Saige’s eye-catching photograph
A girl’s passing snapshot of the ruined Clayhouse Inn has turned out striking enough to grace the walls of the Biggs Museum back home in Dover, Delaware.
Born to Bermudians Saphria Gibbons and Dennis Zuill, Saige Zuill was photographing what she considers her homeland as the family headed to the airport after Christmas holidays.
“I took tons of pictures,” said Saige, who leant out to get shots of the water and roadside with her Samsung S3 — including the crumbling pink edifice where generations of local and international entertainers once performed.
While many consider the Clayhouse an eyesore, the building has a striking rundown grandeur that surprised Saige when she examined her shots at the airport.

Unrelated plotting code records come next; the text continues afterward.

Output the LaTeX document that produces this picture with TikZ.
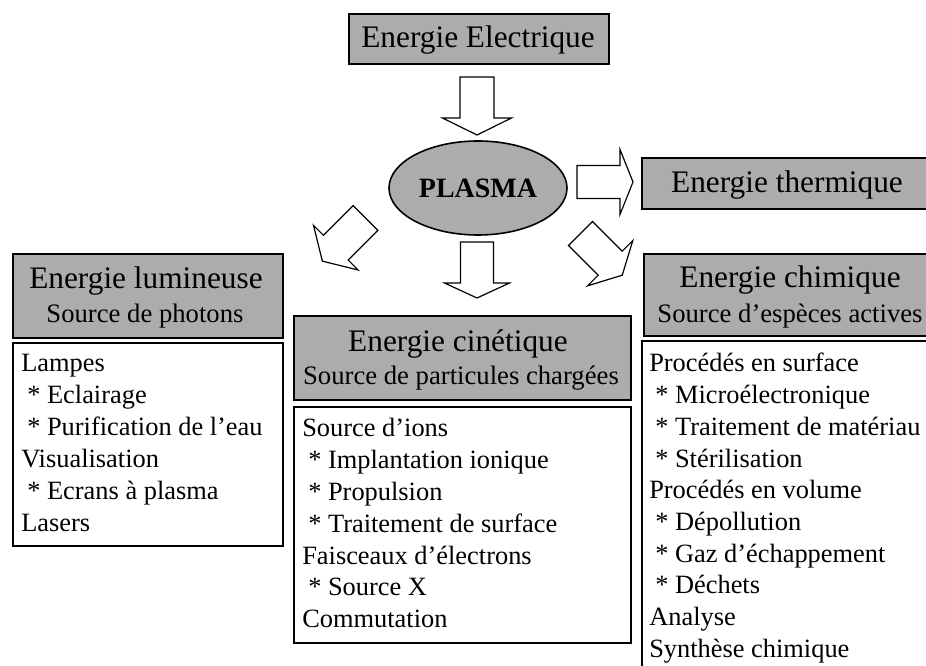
\documentclass[tikz,border=0pt]{standalone}
\usepackage{fontspec}
\setmainfont{Liberation Serif}
\usetikzlibrary{shapes.geometric}
\definecolor{boxgray}{RGB}{172,172,172}
\tikzset{
  hdr/.style={draw=black, line width=1.6pt, fill=boxgray, anchor=north west, inner sep=0pt},
  content/.style={draw=black, line width=1.3pt, fill=white, anchor=north west, inner sep=0pt},
  blk/.style={draw=black, line width=0.9pt, fill=white, line join=miter},
  ttl/.style={anchor=base, inner sep=0pt, font=\fontsize{23.5}{26}\selectfont},
  sub/.style={anchor=base, inner sep=0pt, font=\fontsize{20}{24}\selectfont},
  bodyline/.style={anchor=base west, inner sep=0pt, font=\fontsize{19.8}{24}\selectfont},
}
\newcommand{\BlkArrow}[7]{%
  \begin{scope}[shift={(#1)}, rotate=#2]
    \draw[blk] (0,-#5) -- (#3,-#5) -- (#3,-#6) -- (#7,0) -- (#3,#6) -- (#3,#5) -- (0,#5) -- cycle;
  \end{scope}}
\newcommand{\ind}{\hspace*{4.5pt}}
\begin{document}
\begin{tikzpicture}[x=0.75pt, y=-0.75pt]
\useasboundingbox (0,0) rectangle (926,666);
\clip (0,0) rectangle (926,666);
\fill[white] (0,0) rectangle (926,666);

% header boxes
\node[hdr, minimum width=195pt, minimum height=37.5pt] (elec) at (348,13) {};
\node[ttl] (elect) at (478,48) {Energie Electrique};

\node[ellipse, draw=black, line width=1.2pt, fill=boxgray, minimum width=133.5pt, minimum height=70.5pt, inner sep=0pt] (plasma) at (478,188) {};
\node[anchor=base, inner sep=0pt, font=\bfseries\fontsize{21}{24}\selectfont] (plasmat) at (478,198) {PLASMA};

\node[hdr, minimum width=224pt, minimum height=38.25pt] (therm) at (641,157) {};
\node[ttl] (thermt) at (787,193) {Energie thermique};

% lumineuse
\node[hdr, minimum width=202.5pt, minimum height=63pt] (lum) at (12,253) {};
\node[ttl] (lumt) at (146,289) {Energie lumineuse};
\node[sub] (lums) at (145,323) {Source de photons};
\node[content, minimum width=202.5pt, minimum height=152.25pt] (lumc) at (12,342) {};
\foreach \t [count=\i from 0] in {Lampes, \ind* Eclairage, \ind* Purification de l’eau, Visualisation, \ind* Ecrans à plasma, Lasers}
  \node[bodyline] (lum\i) at (21,372+32*\i) {\t};

% cinetique
\node[hdr, minimum width=252.75pt, minimum height=63pt] (cin) at (293,315) {};
\node[ttl] (cint) at (458,352) {Energie cinétique};
\node[sub] (cins) at (461,385) {Source de particules chargées};
\node[content, minimum width=252.75pt, minimum height=177pt] (cinc) at (293,406) {};
\foreach \t [count=\i from 0] in {Source d’ions, \ind* Implantation ionique, \ind* Propulsion, \ind* Traitement de surface, Faisceaux d’électrons, \ind* Source X, Commutation}
  \node[bodyline] (cin\i) at (302,437+31.8*\i) {\t};

% chimique
\node[hdr, minimum width=225pt, minimum height=61.5pt] (chi) at (643,253) {};
\node[ttl] (chit) at (790,288) {Energie chimique};
\node[sub] (chis) at (790,323) {Source d’espèces actives};
\node[content, minimum width=225pt, minimum height=255pt] (chic) at (641,340) {};
\foreach \t [count=\i from 0] in {Procédés en surface, \ind* Microélectronique, \ind* Traitement de matériau, \ind* Stérilisation, Procédés en volume, \ind* Dépollution, \ind* Gaz d’échappement, \ind* Déchets, Analyse, Synthèse chimique}
  \node[bodyline] (chi\i) at (649,372+31.7*\i) {\t};

% block arrows
\BlkArrow{477,77}{-90}{41}{0}{17}{34.5}{58}
\BlkArrow{577,182}{0}{43}{0}{16.5}{32.5}{56}
\BlkArrow{477,242}{-90}{41}{0}{16.5}{32.5}{56}
\BlkArrow{365.5,218}{-135}{42}{0}{17.5}{31.5}{61}
\BlkArrow{580.5,233.5}{-45}{42}{0}{17}{32}{59}
\end{tikzpicture}
\end{document}
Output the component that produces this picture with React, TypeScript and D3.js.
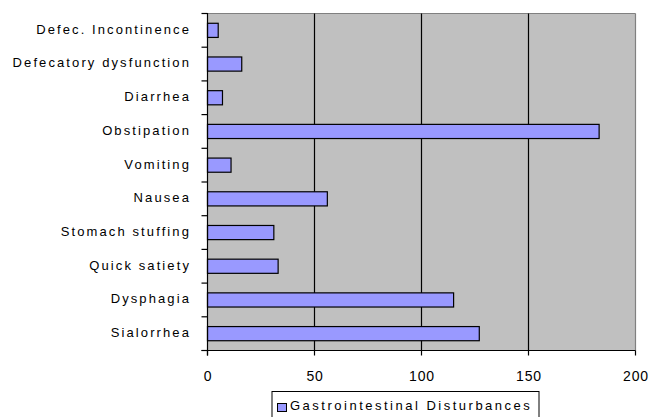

“I was like, oh my God, this is one of the best,” Saige told The Royal Gazette of the shot taken while she held the camera out the window “just a little bit, not enough to end my life.”
Saige confided that her father sometimes drives “a little fast”, but slowed for the shoreline inn by Loyal Hill.
“Her dad was amazed when he saw it — ‘She took that picture with a phone?’” Mrs Gibbons recalled.
“I think it represents Bermuda,” said Saige, who likes art classes and is considering a career in design.
Her teacher at Campus Community School liked the Clayhouse picture so much that she told Saige to submit it to the town’s Biggs Art Museum.
Her parents found out this week that it had been accepted.
Saige is “quite the artist”, her family said,
“The lady at the museum said it made her want to take a trip there,” Mrs Gibbons added. “It puts Bermuda on the map.”